Amanirenas y su hijo devolviendo la visita a los romanos

 Sin embargo, Petronio no se amilanó y mostró temple de buen general. Llegó a la fortaleza de Premnis con refuerzos antes de que lo hicieran los kushitas. La reina Amanirenas prefirió parlamentar otra vez y envió embajadores a Petronio. El general, viendo que no era una reina bárbara cualquiera, estimó que era mejor que trataran directamente con el César. “Le replicaron que no sabían quién era el César ni dónde encontrarlo. Petronio les proporcionó escoltas para llevarlos ante su presencia.”

En aquellos días, por el 22 a.C., el César Augusto estaba de camino a Siria, para firmar un tratado de paz muy deseado con los partos. Así que recibió a los embajadores de Amanirenas en la isla de Samos.

 No cabe duda que los embajadores enviados por la reina eran buenos diplomáticos, pues causaron al César una buena impresión. Por otra parte, el emperador no quería guerras en Egipto con un reino cuyo poder no conocía todavía bien, pero que demostraba no ser pequeño y estar bien dirigido. Además, aquella guerra podría parecer a los partos una muestra de debilidad. Así que “Los embajadores obtuvieron todo lo que deseaban, y el César incluso les perdonó el tributo que les había impuesto.”

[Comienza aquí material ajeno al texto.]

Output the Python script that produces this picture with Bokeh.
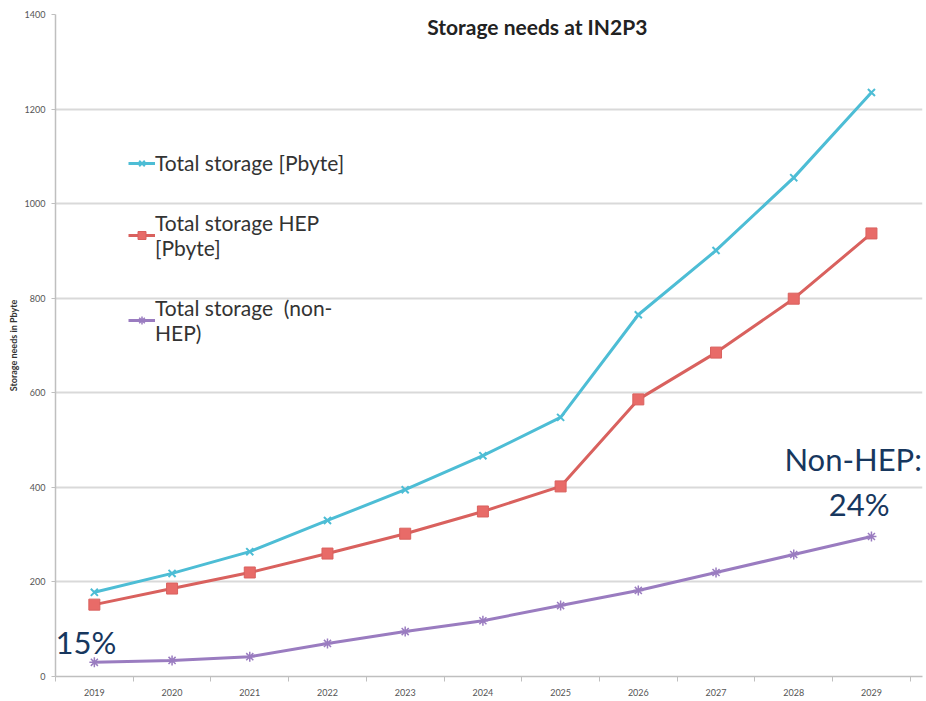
from bokeh.plotting import figure
from bokeh.models import (ColumnDataSource, Legend, LegendItem, Label, FixedTicker,
                          Range1d)
from bokeh.embed import file_html
from bokeh.resources import INLINE

years = [2019, 2020, 2021, 2022, 2023, 2024, 2025, 2026, 2027, 2028, 2029]
total_storage = [178, 218, 264, 330, 395, 467, 548, 765, 901, 1055, 1235]
hep_storage = [152, 186, 220, 260, 302, 349, 402, 586, 685, 799, 937]
non_hep_storage = [30, 34, 42, 70, 95, 118, 150, 182, 220, 258, 296]
y_ticks = [0, 200, 400, 600, 800, 1000, 1200, 1400]

series_labels = ["Total storage [Pbyte]", "Total storage HEP\n[Pbyte]", "Total storage  (non-\nHEP)"]
title_text = "Storage needs at IN2P3"
y_label = "Storage needs in Pbyte"
note_start = "15%"
note_end_1 = "Non-HEP:"
note_end_2 = "24%"

src = ColumnDataSource(dict(x=years, total=total_storage, hep=hep_storage, nonhep=non_hep_storage))

p = figure(width=926, height=701, output_backend="svg", toolbar_location=None,
           x_range=Range1d(2018.5, 2029.657), y_range=Range1d(0, 1400),
           min_border_left=55, min_border_right=4, min_border_top=14, min_border_bottom=25)
p.outline_line_color = None
p.background_fill_color = "white"

GRID = "#D9D9D9"
AX = "#BFBFBF"
p.xgrid.grid_line_color = None
p.ygrid.grid_line_color = GRID
p.ygrid.grid_line_width = 2
p.yaxis.ticker = FixedTicker(ticks=y_ticks)
p.xaxis.ticker = FixedTicker(ticks=years, minor_ticks=[y - 0.5 for y in years] + [years[-1] + 0.5])
for ax in (p.xaxis[0], p.yaxis[0]):
    ax.axis_line_color = AX
    ax.axis_line_width = 1.5
    ax.major_tick_line_color = AX
    ax.minor_tick_line_color = AX
    ax.major_label_text_font = "Lato"
    ax.major_label_text_font_size = "9px"
    ax.major_label_text_color = "#555555"
p.xaxis.major_tick_out = 0
p.xaxis.major_tick_in = 0
p.xaxis.minor_tick_out = 5
p.xaxis.minor_tick_in = 0
p.xaxis.major_label_standoff = 7
p.yaxis.major_tick_out = 4
p.yaxis.major_tick_in = 0
p.yaxis.minor_tick_line_color = None
p.yaxis.major_label_standoff = 6
p.yaxis.axis_label = y_label
p.yaxis.axis_label_text_font = "Lato"
p.yaxis.axis_label_text_font_size = "9px"
p.yaxis.axis_label_text_font_style = "bold"
p.yaxis.axis_label_text_color = "#333333"
p.yaxis.axis_label_standoff = 3

CYAN = "#4DBDD5"
RED = "#D9615E"
PURPLE = "#9A7CC0"

r1 = p.line("x", "total", source=src, color=CYAN, line_width=3)
m1 = p.scatter("x", "total", source=src, marker="x", size=10, line_color=CYAN, line_width=2)
r2 = p.line("x", "hep", source=src, color=RED, line_width=3)
m2 = p.scatter("x", "hep", source=src, marker="square", size=11, fill_color="#E86B68", line_color=RED)
r3 = p.line("x", "nonhep", source=src, color=PURPLE, line_width=3)
m3 = p.scatter("x", "nonhep", source=src, marker="asterisk", size=10, line_color=PURPLE, line_width=1.5)

legend = Legend(items=[LegendItem(label=series_labels[0], renderers=[r1, m1]),
                       LegendItem(label=series_labels[1], renderers=[r2, m2]),
                       LegendItem(label=series_labels[2], renderers=[r3, m3])],
                location=(73, 331), border_line_color=None, background_fill_alpha=0,
                padding=0, margin=0, spacing=35, glyph_width=27, label_standoff=0,
                label_text_font="Lato", label_text_font_size="21px", label_text_color="#333333")
p.add_layout(legend)

p.add_layout(Label(x=2024.7, y=1349, text=title_text, text_align="center", text_font="Lato",
                   text_font_size="21px", text_font_style="bold", text_color="#222222"))
NAVY = "#17375E"
p.add_layout(Label(x=2018.5, y=32, text=note_start, text_font="Lato", text_font_size="31px", text_color=NAVY))
p.add_layout(Label(x=2027.88, y=419, text=note_end_1, text_font="Lato", text_font_size="31px", text_color=NAVY))
p.add_layout(Label(x=2028.45, y=324, text=note_end_2, text_font="Lato", text_font_size="31px", text_color=NAVY))

open("out.html", "w").write(file_html(p, INLINE))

 La Candace Amanirenas no podía estar más contenta. Había conseguido una paz honrosa con los romanos y establecido acuerdos comerciales. El tratado también especificaba en una de sus cláusulas devolver las estatuas robadas y la reina así lo hizo… excepto una cabeza de Augusto. Porque Amanirenas no olvidaba lo ocurrido y, a su manera, se tomó la pequeña venganza con la que iniciamos este artículo. Gracias a esta decisión, todavía conservamos esta joya del arte romano.

El "pisoteado" Augusto de Meroe

 La reina moriría por el año 10 a.C. Pero su reino duraría hasta el siglo IV, dando a la historia muchas más Candaces de fuerte carácter. Una de ellas incluso se cita en el Nuevo Testamento, cuando el tesorero oficial de “Candace, reina de los etíopes”, vuelve de un viaje a Jerusalén. Entonces a Felipe, el apóstol, un ángel le ordenó: "Levanta y ve hacia el sur, al camino que va de Jerusalén a Gaza."

 Allí se topa con el tesorero, comienzan a hablar y ambos discuten un pasaje del libro de Isaías. El funcionario de Meroe quedó tan prendado de las palabras del apóstol Felipe que se bautizó al momento y luego se dedicó a extender el cristianismo entre los súbditos de la Candace.

 Como ven, hasta Dios tenía muy en cuenta el reino de las Candaces.